Will need ot have a look, but at earliest tonight after work.

Out of curiosity, which numbers did you change?

I am now testing with

alpha_RTT_increase=0.2
alpha_RTT_decrease=0.2

I am not sure if I am doing it right though.

Delighted to hear this. We have a similar setup albeit mine is 20 to 70 Mbit/s and 25 to 35 Mbit/s. You must benefit from carrier aggregation to get up to 120 Mbit/s right? My cell tower only supports one band. Which device do you have?

I don't think you will want to change those so much.

I'd recommend rather tweaking the bandwidth increment and decrement factors. I would imagine these would work fairly well for you given our similar connections. LTE takes a while to improve its connection upon sustained connection anyway. At least that has been my experience.

rate_adjust_RTT_spike=0.05 # how rapidly to reduce bandwidth upon detection of bufferbloat
rate_adjust_load_high=0.005 # how rapidly to increase bandwidth upon high load detected
rate_adjust_load_low=0.0025 # how rapidly to decrease bandwidth upon low load detected

Could you please paste output from script when load is saturated with a few ISO downloads? I'd really like to graph the results on your connection. Specifically how the bandwidth scales up from minimum and maintains around the max available bandwidth.

1 Like

Mmmh, these basically increase the up and down learning rates for the baseline RTT, I am not sure whether that is the ideal solution for big rate changes...

I would probably try:

rate_adjust_RTT_spike=0.2 # how rapidly to reduce bandwidth upon detection of bufferbloat
rate_adjust_load_high=0.05 # how rapidly to increase bandwidth upon high load detected
rate_adjust_load_low=0.025 # how rapidly to decrease bandwidth upon low load detected

instead. Changing the alphas IMHO really only makes sense if the true path RTT to your reflectors changes quickly, otherwise you are simply learning to accept your self induced bufferbloat, which will result in generally higher throughput, but also worst lateny-under-load.
That said, these are policy questions, and if you are happy with the performance with the changed alphas, just keep them that way; your network, your rules :wink:

I have added some more info on my other post.
It's fixed LTE, speed ranges from 2mbps to 80mbps.
I use 2 WAN's because I need to cater for 6 users with +- 25 devices (PC's, laptops, phones, tablets, Android TV media players, IOT devices)
I do not have any phones connectd via RJ11.

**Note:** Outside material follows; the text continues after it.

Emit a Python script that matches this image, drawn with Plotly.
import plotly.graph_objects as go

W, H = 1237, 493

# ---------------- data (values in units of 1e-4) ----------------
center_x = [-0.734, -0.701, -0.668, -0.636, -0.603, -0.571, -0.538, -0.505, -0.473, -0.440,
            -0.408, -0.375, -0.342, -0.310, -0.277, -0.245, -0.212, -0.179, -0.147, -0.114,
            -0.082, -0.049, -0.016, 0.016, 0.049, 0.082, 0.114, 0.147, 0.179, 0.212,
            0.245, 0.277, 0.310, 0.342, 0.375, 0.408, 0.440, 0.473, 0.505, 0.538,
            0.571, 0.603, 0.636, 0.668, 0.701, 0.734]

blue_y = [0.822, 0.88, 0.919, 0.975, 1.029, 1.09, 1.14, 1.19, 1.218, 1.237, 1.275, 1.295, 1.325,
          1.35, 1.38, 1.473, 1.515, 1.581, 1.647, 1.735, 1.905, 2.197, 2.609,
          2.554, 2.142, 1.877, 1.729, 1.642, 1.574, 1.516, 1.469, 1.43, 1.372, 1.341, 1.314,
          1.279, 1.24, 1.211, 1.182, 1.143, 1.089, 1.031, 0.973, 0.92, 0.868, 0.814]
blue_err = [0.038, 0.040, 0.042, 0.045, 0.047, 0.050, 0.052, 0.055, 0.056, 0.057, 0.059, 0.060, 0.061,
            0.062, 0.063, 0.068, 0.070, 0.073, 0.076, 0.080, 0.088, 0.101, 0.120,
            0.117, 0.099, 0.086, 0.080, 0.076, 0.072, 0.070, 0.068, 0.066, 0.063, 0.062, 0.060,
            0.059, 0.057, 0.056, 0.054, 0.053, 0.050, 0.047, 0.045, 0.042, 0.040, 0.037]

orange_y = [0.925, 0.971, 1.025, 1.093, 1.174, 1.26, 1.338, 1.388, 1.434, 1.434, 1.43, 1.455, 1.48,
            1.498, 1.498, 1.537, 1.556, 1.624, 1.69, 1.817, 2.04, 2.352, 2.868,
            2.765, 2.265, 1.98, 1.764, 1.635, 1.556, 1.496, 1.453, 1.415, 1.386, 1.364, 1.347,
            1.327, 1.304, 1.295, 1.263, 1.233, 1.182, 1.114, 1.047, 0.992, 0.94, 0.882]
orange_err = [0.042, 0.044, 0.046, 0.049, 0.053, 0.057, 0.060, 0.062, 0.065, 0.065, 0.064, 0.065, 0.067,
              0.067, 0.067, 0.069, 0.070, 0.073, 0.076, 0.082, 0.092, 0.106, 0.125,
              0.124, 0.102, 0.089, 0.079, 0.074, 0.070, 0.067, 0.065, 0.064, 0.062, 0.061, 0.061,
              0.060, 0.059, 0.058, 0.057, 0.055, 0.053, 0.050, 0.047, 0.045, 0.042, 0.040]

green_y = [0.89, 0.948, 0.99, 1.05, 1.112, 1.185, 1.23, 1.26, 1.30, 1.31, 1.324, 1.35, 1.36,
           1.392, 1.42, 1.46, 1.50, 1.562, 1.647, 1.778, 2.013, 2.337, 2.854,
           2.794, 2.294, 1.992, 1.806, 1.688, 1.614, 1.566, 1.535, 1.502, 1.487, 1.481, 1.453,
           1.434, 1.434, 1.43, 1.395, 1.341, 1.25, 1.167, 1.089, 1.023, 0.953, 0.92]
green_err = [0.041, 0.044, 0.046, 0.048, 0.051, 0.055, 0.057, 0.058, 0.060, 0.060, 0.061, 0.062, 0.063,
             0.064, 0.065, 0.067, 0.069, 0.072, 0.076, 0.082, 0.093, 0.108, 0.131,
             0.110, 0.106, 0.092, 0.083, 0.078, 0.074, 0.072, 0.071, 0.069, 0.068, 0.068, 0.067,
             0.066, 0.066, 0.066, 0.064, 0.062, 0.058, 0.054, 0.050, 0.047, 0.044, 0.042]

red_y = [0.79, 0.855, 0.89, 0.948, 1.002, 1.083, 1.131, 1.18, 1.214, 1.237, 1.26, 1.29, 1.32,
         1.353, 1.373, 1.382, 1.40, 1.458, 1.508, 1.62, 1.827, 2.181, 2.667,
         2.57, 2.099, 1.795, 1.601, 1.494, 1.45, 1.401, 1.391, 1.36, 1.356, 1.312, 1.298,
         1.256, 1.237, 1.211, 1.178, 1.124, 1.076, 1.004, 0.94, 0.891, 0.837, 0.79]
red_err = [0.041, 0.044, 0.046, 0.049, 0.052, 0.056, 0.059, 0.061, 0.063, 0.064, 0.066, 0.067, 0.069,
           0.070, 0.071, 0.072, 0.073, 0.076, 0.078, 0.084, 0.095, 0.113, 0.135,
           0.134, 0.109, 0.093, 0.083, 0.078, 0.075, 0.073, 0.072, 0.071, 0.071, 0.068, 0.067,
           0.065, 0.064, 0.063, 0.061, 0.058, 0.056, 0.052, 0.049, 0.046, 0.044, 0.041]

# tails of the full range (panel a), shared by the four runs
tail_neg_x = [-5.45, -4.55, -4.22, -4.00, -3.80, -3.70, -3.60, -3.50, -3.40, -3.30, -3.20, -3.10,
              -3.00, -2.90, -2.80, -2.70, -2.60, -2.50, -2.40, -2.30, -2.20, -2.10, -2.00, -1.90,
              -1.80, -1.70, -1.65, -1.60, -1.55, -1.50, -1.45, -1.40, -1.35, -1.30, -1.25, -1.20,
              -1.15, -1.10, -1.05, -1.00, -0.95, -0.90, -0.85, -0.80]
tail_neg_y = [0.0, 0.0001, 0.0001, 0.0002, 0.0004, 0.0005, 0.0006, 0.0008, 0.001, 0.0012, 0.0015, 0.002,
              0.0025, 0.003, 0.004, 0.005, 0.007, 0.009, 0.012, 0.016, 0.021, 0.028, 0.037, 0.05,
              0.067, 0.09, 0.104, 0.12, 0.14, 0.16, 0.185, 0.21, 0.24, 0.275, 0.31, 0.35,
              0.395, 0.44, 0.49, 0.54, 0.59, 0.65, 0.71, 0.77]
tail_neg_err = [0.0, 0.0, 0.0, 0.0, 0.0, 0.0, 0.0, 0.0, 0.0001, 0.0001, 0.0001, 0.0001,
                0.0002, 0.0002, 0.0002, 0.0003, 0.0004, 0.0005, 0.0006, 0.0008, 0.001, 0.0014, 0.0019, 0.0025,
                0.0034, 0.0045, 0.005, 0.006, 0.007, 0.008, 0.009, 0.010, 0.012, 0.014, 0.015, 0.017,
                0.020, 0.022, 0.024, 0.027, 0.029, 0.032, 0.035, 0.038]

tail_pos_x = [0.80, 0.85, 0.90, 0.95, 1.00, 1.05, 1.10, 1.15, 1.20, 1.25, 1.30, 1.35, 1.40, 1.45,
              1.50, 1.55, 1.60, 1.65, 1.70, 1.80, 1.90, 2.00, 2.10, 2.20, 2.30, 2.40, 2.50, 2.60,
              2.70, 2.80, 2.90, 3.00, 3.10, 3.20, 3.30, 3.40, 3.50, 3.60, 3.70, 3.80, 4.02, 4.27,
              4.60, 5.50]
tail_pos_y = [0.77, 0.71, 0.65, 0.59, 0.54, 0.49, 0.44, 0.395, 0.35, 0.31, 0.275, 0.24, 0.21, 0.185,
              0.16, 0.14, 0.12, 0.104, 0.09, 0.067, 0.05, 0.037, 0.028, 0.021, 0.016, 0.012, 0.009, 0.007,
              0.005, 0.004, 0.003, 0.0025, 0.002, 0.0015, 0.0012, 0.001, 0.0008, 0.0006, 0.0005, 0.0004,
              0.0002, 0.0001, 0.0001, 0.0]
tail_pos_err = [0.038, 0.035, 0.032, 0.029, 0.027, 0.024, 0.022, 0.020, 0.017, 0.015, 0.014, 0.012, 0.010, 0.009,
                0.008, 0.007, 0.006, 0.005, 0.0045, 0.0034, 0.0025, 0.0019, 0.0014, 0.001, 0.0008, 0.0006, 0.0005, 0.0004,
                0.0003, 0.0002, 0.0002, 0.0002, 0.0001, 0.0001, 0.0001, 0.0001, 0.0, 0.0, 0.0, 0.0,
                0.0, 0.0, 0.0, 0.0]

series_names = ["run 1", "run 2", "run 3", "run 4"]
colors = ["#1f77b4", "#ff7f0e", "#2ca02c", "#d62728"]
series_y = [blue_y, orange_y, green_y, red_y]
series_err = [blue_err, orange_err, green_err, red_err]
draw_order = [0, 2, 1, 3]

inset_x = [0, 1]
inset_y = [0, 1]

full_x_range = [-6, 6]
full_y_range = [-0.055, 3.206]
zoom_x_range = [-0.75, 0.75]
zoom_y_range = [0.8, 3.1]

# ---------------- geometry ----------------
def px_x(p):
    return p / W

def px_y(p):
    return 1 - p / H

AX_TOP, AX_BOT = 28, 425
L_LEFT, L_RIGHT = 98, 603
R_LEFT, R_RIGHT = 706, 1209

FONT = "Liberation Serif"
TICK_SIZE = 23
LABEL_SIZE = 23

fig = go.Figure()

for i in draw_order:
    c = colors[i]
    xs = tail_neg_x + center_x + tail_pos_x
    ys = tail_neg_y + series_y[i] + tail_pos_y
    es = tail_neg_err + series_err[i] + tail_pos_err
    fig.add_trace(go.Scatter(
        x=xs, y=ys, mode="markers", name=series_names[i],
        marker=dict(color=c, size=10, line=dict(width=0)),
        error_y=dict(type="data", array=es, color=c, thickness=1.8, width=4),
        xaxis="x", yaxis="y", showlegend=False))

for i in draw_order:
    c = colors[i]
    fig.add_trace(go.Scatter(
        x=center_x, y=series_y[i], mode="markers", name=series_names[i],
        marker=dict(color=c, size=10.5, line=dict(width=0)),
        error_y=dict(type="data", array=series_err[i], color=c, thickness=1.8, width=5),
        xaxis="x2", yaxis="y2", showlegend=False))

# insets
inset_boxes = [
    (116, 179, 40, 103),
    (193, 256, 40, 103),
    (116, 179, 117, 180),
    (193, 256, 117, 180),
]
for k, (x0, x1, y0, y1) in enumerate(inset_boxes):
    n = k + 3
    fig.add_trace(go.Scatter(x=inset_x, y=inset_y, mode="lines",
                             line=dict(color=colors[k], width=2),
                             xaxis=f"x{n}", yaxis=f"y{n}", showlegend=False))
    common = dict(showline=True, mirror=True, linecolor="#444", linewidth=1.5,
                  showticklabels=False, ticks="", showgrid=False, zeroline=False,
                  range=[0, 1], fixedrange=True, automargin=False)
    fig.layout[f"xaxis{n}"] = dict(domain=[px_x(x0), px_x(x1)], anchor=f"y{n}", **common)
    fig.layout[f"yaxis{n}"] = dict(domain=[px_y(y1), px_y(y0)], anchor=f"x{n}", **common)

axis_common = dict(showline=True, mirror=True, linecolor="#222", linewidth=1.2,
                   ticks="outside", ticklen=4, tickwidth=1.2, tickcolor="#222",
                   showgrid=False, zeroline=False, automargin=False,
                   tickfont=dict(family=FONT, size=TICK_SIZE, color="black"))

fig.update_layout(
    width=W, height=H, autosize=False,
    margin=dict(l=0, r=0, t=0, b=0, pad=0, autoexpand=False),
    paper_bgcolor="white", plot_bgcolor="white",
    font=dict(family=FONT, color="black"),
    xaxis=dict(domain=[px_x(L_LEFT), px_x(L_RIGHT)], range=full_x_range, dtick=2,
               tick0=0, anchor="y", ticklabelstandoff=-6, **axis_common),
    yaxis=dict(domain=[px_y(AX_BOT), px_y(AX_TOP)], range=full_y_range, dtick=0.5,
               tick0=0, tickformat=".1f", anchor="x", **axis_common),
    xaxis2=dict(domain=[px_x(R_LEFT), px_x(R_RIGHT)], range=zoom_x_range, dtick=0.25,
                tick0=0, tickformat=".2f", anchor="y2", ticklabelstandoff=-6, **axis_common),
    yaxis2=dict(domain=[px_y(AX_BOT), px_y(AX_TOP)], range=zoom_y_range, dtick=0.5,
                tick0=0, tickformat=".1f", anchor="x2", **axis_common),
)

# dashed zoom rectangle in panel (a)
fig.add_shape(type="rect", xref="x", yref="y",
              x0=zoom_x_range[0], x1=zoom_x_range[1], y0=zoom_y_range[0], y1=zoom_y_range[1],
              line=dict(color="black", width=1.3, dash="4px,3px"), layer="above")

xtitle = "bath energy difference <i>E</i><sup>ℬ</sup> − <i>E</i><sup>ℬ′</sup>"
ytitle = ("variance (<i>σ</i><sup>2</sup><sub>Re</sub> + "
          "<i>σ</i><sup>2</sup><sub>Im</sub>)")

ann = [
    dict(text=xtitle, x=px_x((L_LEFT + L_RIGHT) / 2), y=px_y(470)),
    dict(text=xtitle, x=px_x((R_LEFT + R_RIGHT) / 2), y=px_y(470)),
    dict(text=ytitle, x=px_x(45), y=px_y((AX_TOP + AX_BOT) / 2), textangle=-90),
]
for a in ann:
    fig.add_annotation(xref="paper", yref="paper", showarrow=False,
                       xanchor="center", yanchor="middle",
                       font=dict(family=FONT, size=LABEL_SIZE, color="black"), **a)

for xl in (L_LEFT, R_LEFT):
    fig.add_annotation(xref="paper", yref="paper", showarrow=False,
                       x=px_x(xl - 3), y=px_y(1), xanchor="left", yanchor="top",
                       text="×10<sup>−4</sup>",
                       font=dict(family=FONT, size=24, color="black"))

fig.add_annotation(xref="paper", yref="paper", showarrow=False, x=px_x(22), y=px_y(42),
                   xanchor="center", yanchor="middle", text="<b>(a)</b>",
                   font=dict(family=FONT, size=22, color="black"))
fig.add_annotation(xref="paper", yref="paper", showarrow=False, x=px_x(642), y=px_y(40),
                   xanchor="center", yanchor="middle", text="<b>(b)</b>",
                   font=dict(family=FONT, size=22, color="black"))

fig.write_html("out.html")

Had a quick look, and as far as I can tell it looks fine, maybe pull this into a fresh branch and test it on your link (as on my link this script does not really help, at best it does not hurt, making it tough to get meaningful testing done).

Side note, if we make sure all rates are in integer number of Kbps (which we should anyway, as cake does not really like fractional values there IIRC), we will be able to convert a few tests to pure shell

If, as I assume the rpi4 acts as router and is the only one talking directly to the LTE device in the switch, you should be able to run two instances of this script one for each link. (Note to self, we need to add the interface name ot the log file/tmp folder so we are certain to not clobber ourselves here?)

Yes, that's correct.
Okay, I will try the script when I get a chance and report back later.
Thanks

@ryan74 and @smoltron please please please do copy and paste the lines output from the script into pastebin. You can even just run script from ssh then copy lines from terminal into pastebin. Then I can plot the data and we can evaluate how well it works on your test cases. Please start test with no load, then saturate download with multiple simultaneous .ISO downloads, and the script should ramp up the download bandwidth until it hits bufferbloat, and then oscillate around a bit. We are interested in the initial ramping up process and then the maintenance at high load. 5-10 mins data would be fine.

Quite a few people have indicated they use the script (either in this thread or private message to me), but I would really like more data to see how well it is actually performing on different connections. Such data helps us improve the script to make it work better.